В конце апреля, спустя два месяца после предложения Эдварда, семья Лаури в полном составе стояла на борту корабля в Ливерпуле и, облокотившись на перила палубы, смотрела на баржу, которая доставила к кораблю новую партию пассажиров. Сами они поднялись на борт несколько часов назад, нашли свои койки, расстелили на них захваченные из дома постели и рассортировали запас продуктов, которые им посоветовали захватить с собой.

Налетел порыв ветра, и Шарлотта покрепче завязала под подбородком ленты своего шелкового капора, наблюдая, как по веревочному трапу матросы поднимали на корабль детишек.

Будущие эмигранты прощались с провожающими, многие плакали, и ей пришло в голову, что вообще вся толпа на пристани производит грустное впечатление.

Затем вдруг она поняла, что, видимо, большинство пассажиров — неудачники в Старом Свете, и сердце у нее сжалось от дурных предчувствий.
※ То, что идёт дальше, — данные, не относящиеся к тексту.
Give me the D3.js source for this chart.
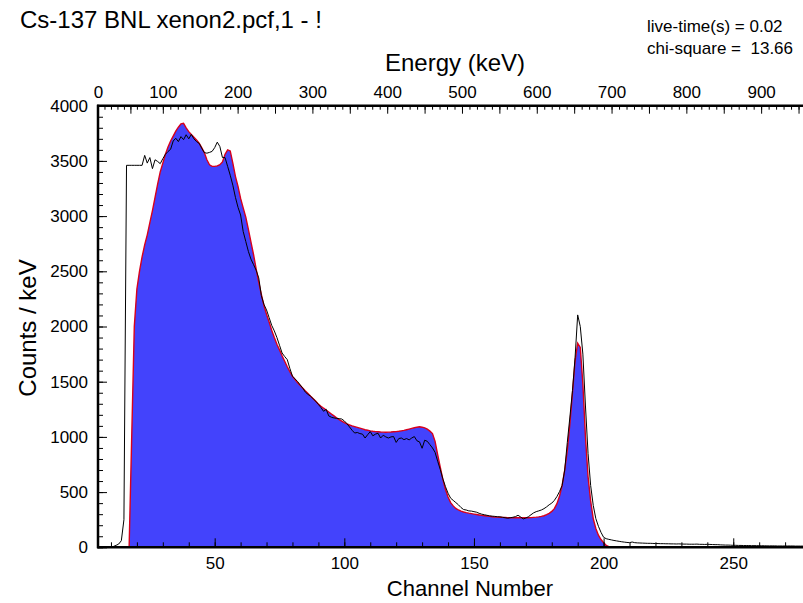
<!DOCTYPE html>
<html>
<head>
<meta charset="utf-8">
<script src="https://cdn.jsdelivr.net/npm/d3@7"></script>
<style>
  html, body { margin: 0; padding: 0; background: #fff; }
  svg text { font-family: "Liberation Sans", Arial, sans-serif; fill: #000; }
</style>
</head>
<body>
<svg id="chart" width="803" height="603"></svg>
<script>
// ---------------- DATA ----------------
const titleText = "Cs-137 BNL xenon2.pcf,1 - !";
const infoLines = ["live-time(s) = 0.02", "chi-square =  13.66"];
const xLabel = "Channel Number";
const yLabel = "Counts / keV";
const topLabel = "Energy (keV)";

const channelTicks = [50, 100, 150, 200, 250];
const countTicks = [0, 500, 1000, 1500, 2000, 2500, 3000, 3500, 4000];
const energyTicks = [0, 100, 200, 300, 400, 500, 600, 700, 800, 900];

// energy calibration (keV -> channel)
const calEnergy = [0, 100, 1000];
const calChannel = [5, 30, 289.6];

// measured spectrum (black line), one value per channel starting at measuredStart
const measuredStart = 5;
const measuredCounts = [
  0, 0, 0, 0, 0, 3, 8, 18, 30, 60, 250,
  3460, 3460, 3460, 3460, 3460, 3460, 3460,
  3550, 3480, 3530, 3430, 3510, 3495, 3475, 3520, 3560, 3585, 3605, 3680, 3705, 3675, 3720,
  3692, 3737, 3700, 3740, 3700, 3675, 3660, 3615, 3575, 3570, 3577, 3586, 3620, 3670, 3630,
  3530, 3530, 3450, 3370, 3280, 3170, 3080, 3010, 2860, 2770, 2680, 2610, 2560, 2510, 2440,
  2280, 2200, 2150, 2080, 2010, 1960, 1900, 1830, 1760, 1728, 1700, 1620, 1550, 1525, 1501,
  1470, 1441, 1405, 1385, 1368, 1345, 1322, 1295, 1265, 1232, 1250, 1190, 1178, 1172, 1168,
  1165, 1162,
  1145, 1120, 1090, 1060, 1035, 1040, 1030, 1025, 990, 1020, 1048, 1010, 1025, 1033, 990,
  1015, 1000, 990, 1000, 1003, 950, 985, 990, 975, 985, 973, 990, 1003, 965, 955, 897, 970,
  960, 930, 900, 860, 780, 705, 620, 550, 490,
  445, 425, 405, 385, 360, 342, 338, 330, 328, 323, 318, 308, 300, 295, 290, 285, 282, 280,
  277, 276, 272, 268, 263, 268, 272, 278, 290, 275, 257, 265, 277, 295, 312, 323, 330, 338,
  350, 366, 385, 400,
  425, 460, 505, 560, 700, 950, 1180, 1420, 1720, 2105, 2000, 1750, 1280, 850, 560, 380,
  260, 190, 135, 91,
  78, 72, 67, 62, 58, 54, 50, 47, 44, 42, 48, 42, 40, 39, 38, 37, 36, 36, 35, 34, 34, 33,
  33, 32, 32, 31, 31, 30, 31, 30, 29, 29, 28, 28, 28, 29, 27, 27, 26, 27, 26, 25, 24, 24,
  22, 21, 20, 20, 19, 18, 18, 17, 17, 16, 16, 16, 15, 15, 15, 14, 14, 14, 13, 13, 13, 13,
  12, 12, 12, 12, 12, 12, 12, 11, 11, 11, 11
];

// fitted spectrum (blue area with red outline)
const fitStart = 17;
const fitCounts = [
  0, 1000, 2000, 2340, 2500, 2630, 2740, 2830, 2940, 3050, 3170, 3290, 3400, 3480, 3560,
  3625, 3680, 3725, 3770, 3805, 3835, 3840, 3800, 3765, 3740, 3715, 3690, 3660, 3620, 3575,
  3510, 3465, 3450, 3450, 3455, 3465, 3490, 3560, 3600, 3590, 3480, 3360, 3270, 3160, 3075,
  2990, 2880, 2765, 2650, 2520,
  2400, 2290, 2190, 2110, 2040, 1965, 1900, 1840, 1788, 1735, 1685, 1635, 1590, 1548, 1520,
  1490, 1465, 1440, 1415, 1392, 1368, 1346, 1322, 1297, 1278, 1260, 1244, 1226, 1208, 1190,
  1172, 1156, 1143, 1130, 1118, 1108, 1100, 1093, 1086, 1079, 1072, 1065, 1060, 1055, 1051,
  1048, 1046, 1044, 1043, 1042, 1043, 1044, 1046, 1048, 1051, 1055, 1059, 1065, 1071, 1077,
  1083, 1088, 1092, 1088, 1082, 1070, 1052, 1030,
  960, 840, 725, 615, 525, 455, 405, 375, 352, 338, 328, 320, 314, 309, 305, 301, 297, 293,
  289, 286, 283, 280, 277, 275, 273, 272, 271, 270, 269, 268, 268, 267, 267, 267, 267, 268,
  268, 269, 271, 273, 276, 280, 286, 295, 308, 325, 350, 395, 465, 560, 700, 880, 1120, 1400,
  1690, 1849, 1810, 1480, 1000, 640, 420, 260, 170, 110, 70, 42, 18, 6, 0
];

// ---------------- LAYOUT ----------------
const svg = d3.select("#chart");
const L = 98, R = 803, T = 105.7, B = 547.3;

const x = d3.scaleLinear().domain([5, 276.9]).range([L, R]);
const y = d3.scaleLinear().domain([0, 4000]).range([B, T]);
const xE = d3.scaleLinear().domain(calEnergy).range(calChannel.map(c => x(c)));

const measured = measuredCounts.map((v, i) => ({ ch: measuredStart + i, v }));
const fit = fitCounts.map((v, i) => ({ ch: fitStart + i, v }));

svg.append("defs").append("clipPath").attr("id", "plotclip")
  .append("rect").attr("x", L).attr("y", T - 2).attr("width", R - L).attr("height", B - T + 2);

const g = svg.append("g").attr("clip-path", "url(#plotclip)");

g.append("path").datum(fit)
  .attr("fill", "#4343fc")
  .attr("d", d3.area().x(d => x(d.ch)).y0(y(0)).y1(d => y(d.v)));

g.append("path").datum(fit)
  .attr("fill", "none").attr("stroke", "#d8001c").attr("stroke-width", 1.4)
  .attr("d", d3.line().x(d => x(d.ch)).y(d => y(d.v)));

g.append("path").datum(measured)
  .attr("fill", "none").attr("stroke", "#000").attr("stroke-width", 1)
  .attr("d", d3.line().x(d => x(d.ch)).y(d => y(d.v)));

// ---------------- AXES ----------------
const tickFont = "17px";

// left axis
const minorCounts = d3.range(0, 4001, 100);
const gl = svg.append("g").attr("transform", `translate(${L},0)`);
gl.call(d3.axisLeft(y).tickValues(minorCounts).tickSize(-5).tickFormat(""));
gl.append("g").call(d3.axisLeft(y).tickValues(countTicks).tickSize(-9).tickPadding(10).tickFormat(d3.format("d")));
gl.selectAll("text").style("font-size", tickFont);
gl.selectAll(".domain").remove();

// bottom axis
const minorCh = d3.range(10, 277, 10);
const gb = svg.append("g").attr("transform", `translate(0,${B})`);
gb.call(d3.axisBottom(x).tickValues(minorCh).tickSize(-5).tickFormat(""));
gb.append("g").call(d3.axisBottom(x).tickValues(channelTicks).tickSize(-9).tickPadding(10).tickFormat(d3.format("d")));
gb.selectAll("text").style("font-size", tickFont);
gb.selectAll(".domain").remove();

// top axis (energy)
const minorE = d3.range(0, 1000, 10).filter(e => xE(e) >= L && xE(e) <= R);
const majorE = d3.range(0, 1000, 50).filter(e => xE(e) >= L && xE(e) <= R);
const gt = svg.append("g").attr("transform", `translate(0,${T})`);
gt.call(d3.axisTop(xE).tickValues(minorE).tickSize(-4).tickFormat(""));
gt.append("g").call(d3.axisTop(xE).tickValues(majorE).tickSize(-8).tickFormat(""));
gt.append("g").call(d3.axisTop(xE).tickValues(energyTicks).tickSize(0).tickPadding(8).tickFormat(d3.format("d")));
gt.selectAll("text").style("font-size", tickFont);
gt.selectAll(".domain").remove();

svg.selectAll(".tick line").attr("stroke", "#000").attr("stroke-width", 1);

// axis lines
svg.append("line").attr("x1", L).attr("x2", L).attr("y1", T - 1).attr("y2", B + 1)
  .attr("stroke", "#000").attr("stroke-width", 2.5);
svg.append("line").attr("x1", L - 1).attr("x2", R).attr("y1", B).attr("y2", B)
  .attr("stroke", "#000").attr("stroke-width", 2.5);
svg.append("line").attr("x1", L - 1).attr("x2", R).attr("y1", T).attr("y2", T)
  .attr("stroke", "#000").attr("stroke-width", 2.5);

// ---------------- TEXT ----------------
svg.append("text").attr("x", 20).attr("y", 28).style("font-size", "24px").text(titleText);
svg.append("text").attr("x", 455).attr("y", 71).attr("text-anchor", "middle")
  .style("font-size", "24px").text(topLabel);
svg.append("text").attr("x", 470).attr("y", 596).attr("text-anchor", "middle")
  .style("font-size", "22px").text(xLabel);
svg.append("text").attr("transform", "translate(36,328) rotate(-90)").attr("text-anchor", "middle")
  .style("font-size", "24px").text(yLabel);
infoLines.forEach((t, i) => {
  svg.append("text").attr("x", 647).attr("y", 32 + i * 22).style("font-size", "17px")
    .attr("xml:space", "preserve").style("white-space", "pre").text(t);
});
</script>
</body>
</html>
Накануне вечером она попрощалась с Эдвардом и обещала ему, что вернется, если надумает выйти за него замуж, и сейчас почувствовала, что ей недостает его надежной поддержки. На какое-то мгновение возбуждение покинуло ее. Скорее всего, она просто устала от спешки и забот, которыми были заполнены последние две недели.

Корабль должен был отчалить во второй половине дня, ближе к вечеру, но постепенно все вокруг стало заволакиваться желтовато-серым туманом. Заплакали испуганные ревом сигнальных сирен дети, и даже крики чаек стали казаться приглушенными. Измученные суматохой перед отъездом, обуреваемые волнением и страхом перед далеким путешествием, непривыкшие к постоянному покачиванию корабля на волнах, многие женщины уже испытывали приступы морской болезни. Никто не удивился сообщению, что отправление задерживается до тех пор, пока не распогодится.

Пронизывающая сырость тумана погнала семью Лаури в каюту общего класса в трюме, и там их встретил густой, спертый воздух.

— Ничего страшного, — беззаботно заметил мистер Лаури. — Путешествие продлится всего десять дней.

Он повел их к одному из закутков, отделенных от соседнего деревянными переборками с занавеской, где напротив друг друга было подвешено по четыре койки. Шарлотта разделась и поскорее улеглась, натянув одеяло на голову, чтобы не слышать звуков рвоты, плача детей и рыданий какой-то пожилой дамы, которая не могла успокоиться с того момента, как поднялась на борт корабля.

Среди ночи Шарлотта проснулась и услышала звон корабельного колокола и крик впередсмотрящего: «Все в порядке». Затем корабль дрогнул, пришел в движение и начал более ощутимо опускаться и подниматься на волнах. Должно быть, туман рассеялся, и они уже в пути. Путешествие началось. Она снова заснула.

Ее разбудили какие-то странные звуки, смысл которых она не поняла со сна. И вдруг ее ударило о деревянную переборку… Корабль! Она же на корабле… Крепко вцепившись одной рукой в койку, другой она отдернула занавеску.

В открывшемся ее взору пространстве прикрепленные к потолку лампы раскачивались и бросали вокруг фантастические тени. Какой-то бочонок оторвался от крепления и с глухим стуком перекатывался по полу. Кроме шума машин, она расслышала и другие звуки — вой ветра, гулкий плеск мощных волн о борт корабля, частые удары, словно выстрелы пуль доносящиеся с палубы. Она вглядывалась в полумрак, и вдруг какой-то матрос пробежал по трюму, прикрепил бочонок, а потом повернулся к ней беззубым, морщинистым лицом и прокричал:

— Задраиваем люки… По приказу капитана!

Глупо было спрашивать, не попали ли они в шторм, но она все равно спросила.

— Погода правда дрянь, — усмехнулся матрос. — Но корабль выносил и похуже.

Она проследила, как он ловко и быстро поднялся по трапу, затем стала торопливо одеваться, подавляя приступы дурноты. Теперь шум ветра слышался гораздо явственнее, его вой сменился грозными завываниями и свистом, волны с грохотом обрушивались на корабль, который переваливался с боку набок.